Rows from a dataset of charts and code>
──────
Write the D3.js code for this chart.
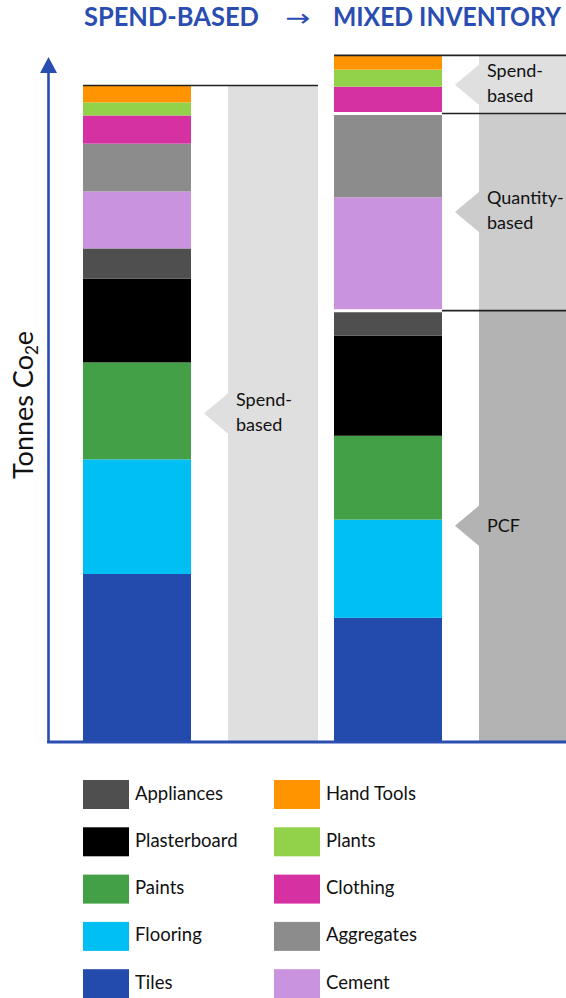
<!DOCTYPE html>
<html>
<head>
<meta charset="utf-8">
<script src="https://cdn.jsdelivr.net/npm/d3@7"></script>
<style>
  html, body { margin: 0; padding: 0; background: #fff; }
  svg { display: block; }
</style>
</head>
<body>
<svg id="chart" width="566" height="998"></svg>
<script>
// Product categories, stacked bottom to top
const categories = ["Tiles", "Flooring", "Paints", "Plasterboard", "Appliances",
                    "Cement", "Aggregates", "Clothing", "Plants", "Hand Tools"];
const inventories = ["Spend-based", "Mixed inventory"];

// Tonnes CO2e per category (relative units, spend-based total = 100)
const spendBasedValues     = [25.5, 17.5, 14.8, 12.8, 4.6, 8.7, 7.3, 4.3, 2.0, 2.5];
const mixedInventoryValues = [18.8, 15.0, 12.8, 15.3, 3.8, 17.3, 12.8, 4.1, 2.6, 2.1];

// Calculation method used for each category in each inventory
const spendBasedMethods = ["Spend-based", "Spend-based", "Spend-based", "Spend-based", "Spend-based",
                           "Spend-based", "Spend-based", "Spend-based", "Spend-based", "Spend-based"];
const mixedInventoryMethods = ["PCF", "PCF", "PCF", "PCF", "PCF",
                               "Quantity-based", "Quantity-based",
                               "Spend-based", "Spend-based", "Spend-based"];
const methodNames  = ["Spend-based", "Quantity-based", "PCF"];
const methodLines  = [["Spend-", "based"], ["Quantity-", "based"], ["PCF"]];
const methodShades = ["#dfdfdf", "#cccccc", "#b3b3b3"];

const categoryColors = ["#234bad", "#00bff3", "#43a047", "#000000", "#4f4f4f",
                        "#c993e0", "#8c8c8c", "#d631a3", "#92d14a", "#ff9300"];

// Legend layout: two columns of five
const legendLeft  = ["Appliances", "Plasterboard", "Paints", "Flooring", "Tiles"];
const legendRight = ["Hand Tools", "Plants", "Clothing", "Aggregates", "Cement"];

const BLUE = "#2a4db1";
const FONT = "Lato, 'Open Sans', sans-serif";

const svg = d3.select("#chart");

// ---- scales ----
const x = d3.scaleBand()
  .domain(inventories)
  .range([83, 442])
  .paddingInner(0.5697)
  .paddingOuter(0);

const y = d3.scaleLinear().domain([0, 100]).range([741, 86]);

const color = d3.scaleOrdinal().domain(categories).range(categoryColors);
const shade = d3.scaleOrdinal().domain(methodNames).range(methodShades);
const lines = d3.scaleOrdinal().domain(methodNames).range(methodLines);

// ---- stacked table ----
const table = [spendBasedValues, mixedInventoryValues].map((vals, i) => {
  const row = { inventory: inventories[i] };
  categories.forEach((c, j) => row[c] = vals[j]);
  return row;
});
const methodTable = { "Spend-based": spendBasedMethods, "Mixed inventory": mixedInventoryMethods };

const series = d3.stack().keys(categories)(table);

// method groups per inventory: contiguous runs of equal method
function methodGroups(inv, idx) {
  const methods = methodTable[inv];
  const groups = [];
  categories.forEach((c, j) => {
    const seg = series[j][idx];
    const last = groups[groups.length - 1];
    if (last && last.method === methods[j]) last.y1 = seg[1];
    else groups.push({ method: methods[j], y0: seg[0], y1: seg[1] });
  });
  return groups;
}

const colOffset = 145;   // method column sits right of each bar
const colWidth = 90;

inventories.forEach((inv, idx) => {
  const bx = x(inv);
  const cx = bx + colOffset;
  const groups = methodGroups(inv, idx);
  const g = svg.append("g");

  // method column blocks
  g.selectAll("rect.col").data(groups).join("rect")
    .attr("x", cx)
    .attr("y", d => y(d.y1))
    .attr("width", colWidth)
    .attr("height", d => y(d.y0) - y(d.y1))
    .attr("fill", d => shade(d.method));

  // chevrons pointing at the bar
  g.selectAll("path.chev").data(groups).join("path")
    .attr("d", d => {
      const cy = (y(d.y0) + y(d.y1)) / 2;
      return `M${cx + 1},${cy - 21} L${cx - 24},${cy} L${cx + 1},${cy + 21} Z`;
    })
    .attr("fill", d => shade(d.method));

  // method labels
  groups.forEach(d => {
    const cy = (y(d.y0) + y(d.y1)) / 2;
    const ls = lines(d.method);
    const base = ls.length === 1 ? [cy + 6] : [cy - 8, cy + 17];
    ls.forEach((t, k) => {
      g.append("text")
        .attr("x", cx + 8)
        .attr("y", base[k])
        .attr("font-family", FONT)
        .attr("font-size", 18)
        .attr("fill", "#111")
        .text(t);
    });
  });

  // stacked bar segments
  g.selectAll("rect.seg").data(series.map((s, j) => ({ key: s.key, d: s[idx] }))).join("rect")
    .attr("x", bx)
    .attr("y", d => y(d.d[1]))
    .attr("width", x.bandwidth())
    .attr("height", d => y(d.d[0]) - y(d.d[1]))
    .attr("fill", d => color(d.key));

  // group boundaries: white gap through the bar, dark rule across the column
  groups.forEach((d, k) => {
    const yy = y(d.y1);
    const isTop = k === groups.length - 1;
    if (isTop) {
      g.append("line")
        .attr("x1", bx).attr("x2", cx + colWidth)
        .attr("y1", yy - 0.5).attr("y2", yy - 0.5)
        .attr("stroke", "#222").attr("stroke-width", 1.6);
    } else {
      g.append("line")
        .attr("x1", bx).attr("x2", bx + x.bandwidth())
        .attr("y1", yy).attr("y2", yy)
        .attr("stroke", "#fff").attr("stroke-width", 3);
      g.append("line")
        .attr("x1", bx + x.bandwidth()).attr("x2", cx + colWidth)
        .attr("y1", yy).attr("y2", yy)
        .attr("stroke", "#222").attr("stroke-width", 1.6);
    }
  });
});

// ---- axes ----
const axisX = 48.5;
svg.append("line")
  .attr("x1", axisX).attr("x2", axisX)
  .attr("y1", 743).attr("y2", 70)
  .attr("stroke", BLUE).attr("stroke-width", 2.6);
svg.append("path")
  .attr("d", `M${axisX},57 L${axisX - 8.5},73 L${axisX + 8.5},73 Z`)
  .attr("fill", BLUE);
svg.append("line")
  .attr("x1", axisX - 1.3).attr("x2", 566)
  .attr("y1", 742).attr("y2", 742)
  .attr("stroke", BLUE).attr("stroke-width", 3);

// y-axis title
const yt = svg.append("text")
  .attr("transform", "translate(33,405) rotate(-90)")
  .attr("text-anchor", "middle")
  .attr("font-family", FONT)
  .attr("font-size", 27)
  .attr("fill", "#111");
yt.append("tspan").text("Tonnes Co");
yt.append("tspan").attr("font-size", 17).attr("dy", 5).text("2");
yt.append("tspan").attr("dy", -5).text("e");

// ---- title ----
const title = svg.append("g")
  .attr("transform", "translate(0,26) scale(1,1.08)")
  .attr("font-family", FONT)
  .attr("font-weight", 700)
  .attr("fill", BLUE);
title.append("text").attr("x", 84).attr("y", 0)
  .attr("font-size", 24).attr("textLength", 175).attr("lengthAdjust", "spacingAndGlyphs")
  .text("SPEND-BASED");
title.append("text").attr("x", 285).attr("y", 0)
  .attr("font-size", 22).attr("font-weight", 400)
  .attr("font-family", "'DejaVu Sans', sans-serif")
  .attr("textLength", 25).attr("lengthAdjust", "spacingAndGlyphs")
  .text("→");
title.append("text").attr("x", 333).attr("y", 0)
  .attr("font-size", 24).attr("textLength", 228).attr("lengthAdjust", "spacingAndGlyphs")
  .text("MIXED INVENTORY");

// ---- legend ----
const legend = svg.append("g");
[legendLeft, legendRight].forEach((col, ci) => {
  const lx = ci === 0 ? 83 : 274;
  col.forEach((name, ri) => {
    const ly = 780 + ri * 47.3;
    legend.append("rect")
      .attr("x", lx).attr("y", ly)
      .attr("width", 46).attr("height", 29)
      .attr("fill", color(name));
    legend.append("text")
      .attr("x", lx + 52).attr("y", ly + 19.5)
      .attr("font-family", FONT)
      .attr("font-size", 18.5)
      .attr("fill", "#111")
      .text(name);
  });
});
</script>
</body>
</html>
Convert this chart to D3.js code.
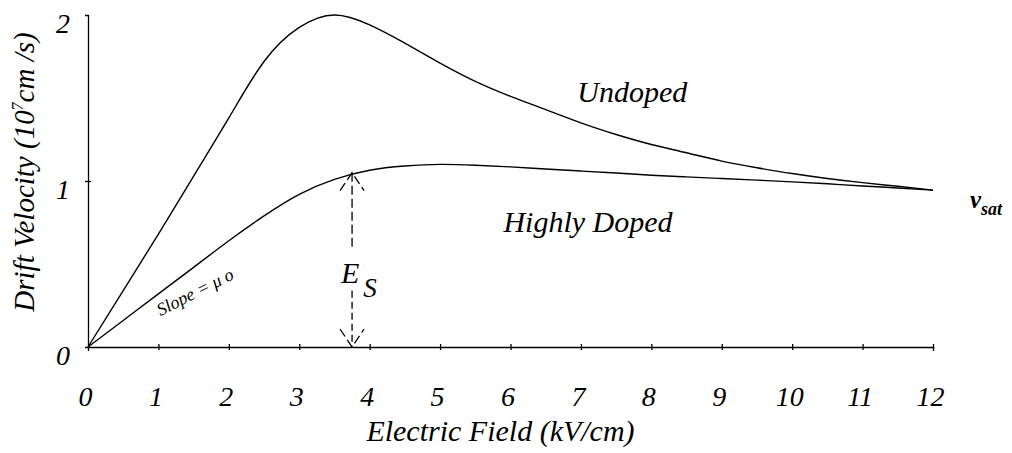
──────
Exercise brief> Each line that has the word "this" should be copied.

Output below>
Write the D3.js code for this chart.
Convert this chart to D3.js code.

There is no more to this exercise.